[BUG] The revert-cgroups deployment and container to revert to cgroups v1 intermittently does not reboot the node

idmurphy commented 1 year ago

Describe the bug The revert-cgroups deployment and container to revert to cgroups v1 intermittently does not reboot the node

We have installed the daemonset released from AKS team for reverting cgroups to v1 here: https://github.com/Azure/AKS/blob/master/examples/cgroups/revert-cgroup-v1.yaml

However, we have seen a few occasions where one or more of the nodes in the AKS cluster didn't get rebooted, although the cgroup-version label was added to the node.
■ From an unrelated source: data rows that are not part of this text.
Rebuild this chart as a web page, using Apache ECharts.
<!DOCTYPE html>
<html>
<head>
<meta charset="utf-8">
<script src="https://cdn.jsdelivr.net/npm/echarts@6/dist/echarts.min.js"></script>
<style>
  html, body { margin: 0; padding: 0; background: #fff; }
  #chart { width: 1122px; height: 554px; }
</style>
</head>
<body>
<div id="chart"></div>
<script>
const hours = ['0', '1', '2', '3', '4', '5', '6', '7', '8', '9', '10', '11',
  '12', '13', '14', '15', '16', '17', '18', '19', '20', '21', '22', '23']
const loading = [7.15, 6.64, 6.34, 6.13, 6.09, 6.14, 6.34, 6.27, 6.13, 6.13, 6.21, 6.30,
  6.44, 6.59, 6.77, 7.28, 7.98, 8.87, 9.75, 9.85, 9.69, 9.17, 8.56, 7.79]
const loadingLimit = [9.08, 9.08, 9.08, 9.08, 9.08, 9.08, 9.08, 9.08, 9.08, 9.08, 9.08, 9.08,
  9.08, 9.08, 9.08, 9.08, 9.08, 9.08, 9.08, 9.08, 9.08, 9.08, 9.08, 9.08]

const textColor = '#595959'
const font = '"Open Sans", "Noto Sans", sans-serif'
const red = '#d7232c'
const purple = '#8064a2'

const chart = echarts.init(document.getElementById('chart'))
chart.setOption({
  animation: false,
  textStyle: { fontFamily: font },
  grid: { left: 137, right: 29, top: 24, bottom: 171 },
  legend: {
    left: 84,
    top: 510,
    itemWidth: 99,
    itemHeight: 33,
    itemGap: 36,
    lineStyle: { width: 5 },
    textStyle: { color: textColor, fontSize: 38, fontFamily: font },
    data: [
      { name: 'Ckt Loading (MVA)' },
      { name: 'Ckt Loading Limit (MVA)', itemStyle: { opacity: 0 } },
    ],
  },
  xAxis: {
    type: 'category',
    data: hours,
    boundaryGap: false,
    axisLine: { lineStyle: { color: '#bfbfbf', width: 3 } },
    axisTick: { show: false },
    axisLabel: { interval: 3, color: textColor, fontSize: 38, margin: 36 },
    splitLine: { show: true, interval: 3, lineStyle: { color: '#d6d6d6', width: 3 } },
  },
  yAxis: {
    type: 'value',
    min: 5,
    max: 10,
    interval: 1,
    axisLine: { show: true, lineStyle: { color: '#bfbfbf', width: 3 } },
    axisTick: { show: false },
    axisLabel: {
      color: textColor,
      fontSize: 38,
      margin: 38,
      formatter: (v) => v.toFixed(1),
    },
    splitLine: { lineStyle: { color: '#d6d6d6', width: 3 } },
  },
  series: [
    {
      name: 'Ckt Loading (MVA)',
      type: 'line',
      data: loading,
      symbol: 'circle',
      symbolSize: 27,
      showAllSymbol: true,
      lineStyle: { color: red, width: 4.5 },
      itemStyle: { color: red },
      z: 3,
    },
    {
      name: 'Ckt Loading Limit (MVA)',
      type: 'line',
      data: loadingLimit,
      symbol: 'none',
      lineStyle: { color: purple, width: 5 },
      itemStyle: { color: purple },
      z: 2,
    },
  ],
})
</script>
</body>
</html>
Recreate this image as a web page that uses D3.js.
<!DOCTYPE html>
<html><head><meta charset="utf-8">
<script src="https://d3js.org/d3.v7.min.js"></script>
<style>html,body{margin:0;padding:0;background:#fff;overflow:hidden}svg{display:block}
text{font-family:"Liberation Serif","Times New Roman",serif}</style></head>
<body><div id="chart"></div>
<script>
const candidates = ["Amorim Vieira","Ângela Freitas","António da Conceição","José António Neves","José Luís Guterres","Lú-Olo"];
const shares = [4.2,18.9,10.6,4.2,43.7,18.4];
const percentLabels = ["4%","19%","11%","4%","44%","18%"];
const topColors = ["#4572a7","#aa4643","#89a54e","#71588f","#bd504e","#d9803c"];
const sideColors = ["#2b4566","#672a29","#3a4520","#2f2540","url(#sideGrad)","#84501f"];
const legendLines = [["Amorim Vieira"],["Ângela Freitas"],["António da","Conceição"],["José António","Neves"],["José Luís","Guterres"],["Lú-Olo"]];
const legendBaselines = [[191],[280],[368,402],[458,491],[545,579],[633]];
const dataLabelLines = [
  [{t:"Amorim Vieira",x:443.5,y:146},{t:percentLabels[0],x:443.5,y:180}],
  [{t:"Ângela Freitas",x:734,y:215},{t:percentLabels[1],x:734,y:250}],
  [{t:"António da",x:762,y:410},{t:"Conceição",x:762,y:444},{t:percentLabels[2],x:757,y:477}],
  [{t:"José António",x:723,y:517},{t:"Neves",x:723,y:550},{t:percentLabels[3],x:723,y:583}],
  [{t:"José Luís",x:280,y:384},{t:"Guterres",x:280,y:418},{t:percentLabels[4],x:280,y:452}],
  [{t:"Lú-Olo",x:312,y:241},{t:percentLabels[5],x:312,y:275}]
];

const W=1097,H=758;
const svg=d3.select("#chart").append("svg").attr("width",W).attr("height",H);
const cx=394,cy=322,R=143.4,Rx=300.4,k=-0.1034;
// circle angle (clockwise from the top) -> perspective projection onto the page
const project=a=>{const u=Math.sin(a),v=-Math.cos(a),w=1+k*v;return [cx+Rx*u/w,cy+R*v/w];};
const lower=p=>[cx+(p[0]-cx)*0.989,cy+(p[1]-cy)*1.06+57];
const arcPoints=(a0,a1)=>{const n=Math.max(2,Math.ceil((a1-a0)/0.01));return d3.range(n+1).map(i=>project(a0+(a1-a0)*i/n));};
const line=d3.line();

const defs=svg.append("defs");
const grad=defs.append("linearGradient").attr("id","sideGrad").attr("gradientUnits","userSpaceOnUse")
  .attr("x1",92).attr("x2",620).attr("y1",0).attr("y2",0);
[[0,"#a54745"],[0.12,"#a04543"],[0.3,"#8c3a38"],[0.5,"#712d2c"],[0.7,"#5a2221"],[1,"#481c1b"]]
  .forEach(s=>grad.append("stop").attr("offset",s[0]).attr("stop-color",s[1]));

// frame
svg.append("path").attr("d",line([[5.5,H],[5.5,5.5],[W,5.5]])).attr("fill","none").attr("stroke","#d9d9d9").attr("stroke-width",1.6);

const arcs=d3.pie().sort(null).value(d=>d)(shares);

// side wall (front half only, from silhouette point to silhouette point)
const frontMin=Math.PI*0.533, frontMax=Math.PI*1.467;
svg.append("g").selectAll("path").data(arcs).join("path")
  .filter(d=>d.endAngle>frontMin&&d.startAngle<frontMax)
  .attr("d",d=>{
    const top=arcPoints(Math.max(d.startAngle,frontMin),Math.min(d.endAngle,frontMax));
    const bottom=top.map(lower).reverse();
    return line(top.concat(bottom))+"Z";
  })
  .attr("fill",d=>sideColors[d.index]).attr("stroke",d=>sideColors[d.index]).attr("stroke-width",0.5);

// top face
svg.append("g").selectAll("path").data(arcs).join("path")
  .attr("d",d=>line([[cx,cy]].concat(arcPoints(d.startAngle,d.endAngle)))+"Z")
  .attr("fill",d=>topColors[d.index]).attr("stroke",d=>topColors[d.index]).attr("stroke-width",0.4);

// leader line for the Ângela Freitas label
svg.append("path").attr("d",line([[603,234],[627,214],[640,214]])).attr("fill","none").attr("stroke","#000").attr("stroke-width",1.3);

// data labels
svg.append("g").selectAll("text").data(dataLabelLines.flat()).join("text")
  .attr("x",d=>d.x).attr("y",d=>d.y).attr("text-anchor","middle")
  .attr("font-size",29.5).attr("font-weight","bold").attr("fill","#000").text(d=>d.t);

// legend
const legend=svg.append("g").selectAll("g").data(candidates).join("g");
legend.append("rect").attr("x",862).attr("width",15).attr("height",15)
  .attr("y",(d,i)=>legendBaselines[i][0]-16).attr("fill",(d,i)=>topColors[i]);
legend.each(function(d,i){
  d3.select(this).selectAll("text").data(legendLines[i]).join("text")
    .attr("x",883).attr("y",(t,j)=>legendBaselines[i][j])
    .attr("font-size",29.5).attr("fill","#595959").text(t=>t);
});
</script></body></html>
This is highly unpredictable given nodes can get scaled up and down, and therefore leave application pods in non-working states.

To Reproduce Steps to reproduce the behavior:

Deploy revert-cgroup-v1.yaml into a new AKS cluster
Perform actions to scale up and down the nodes
Intermittently, you may observer a node does not get rebooted, although the label is applied, and therefore cgroups v2 is actually active even though the label says v1

Expected behavior The cgroup-version label on the node should only be applied once it is known that cgruops-v1 is active, and reboot must always therefore occur.
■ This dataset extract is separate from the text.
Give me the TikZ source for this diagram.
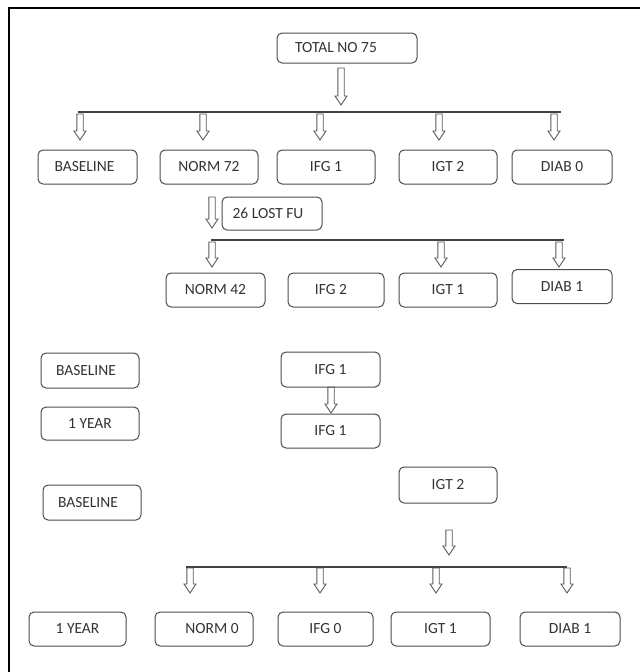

Screenshots If applicable, add screenshots to help explain your problem.

last reboot at 06:38 and still in cgroupv2

grub file updated at 06:40 by the revert-cgroup

Environment (please complete the following information): -AKS 1..26

Additional context When we connected to the node to check the grub file, we found it was set with the cgroups v1 as per the above revert-cgroups. When we check the last reboot time of the node, and the time of the update to the grub file, we see the last reboot was before the grub file got updated, therefore we can conclude the 'reboot' line in the rever-cgroups didn't run.

What we believe is happening, is that since the labelling of the node using kubectl occurs before the reboot line (i.e. on line 48 of the above yaml), the pod can get de-schduled from the node before the reboot line, hence there is a race condition going on.

We have tested by removing line 48 and this works as expected - and this also means the node does not get labelled until after the reboot and the second time it will re-check, if cgroupsv1 is active it will therefore enter the else and label the node per line 51.

In addition, the revert-cgroups doesn't have any pod priority class assigned, this means there is a risk also that k8s schedules other pods to the node before this one. Therefore, would request that the pod priority class is added.

Please confirm if

The issue we have reported is a risk and therefore the revert-cgroup-v1.yaml can be updated as we have done?
if podPriorityClass for system-node-critical can be added to ensure it's prioritization for scheduling?

idmurphy commented 9 months ago

I resolved by removing line 48 (i.e. the kubectl before the reboot) and adding the mentioned podPriorityClass into the yaml file and used this modified version. We haven't seen the issue since.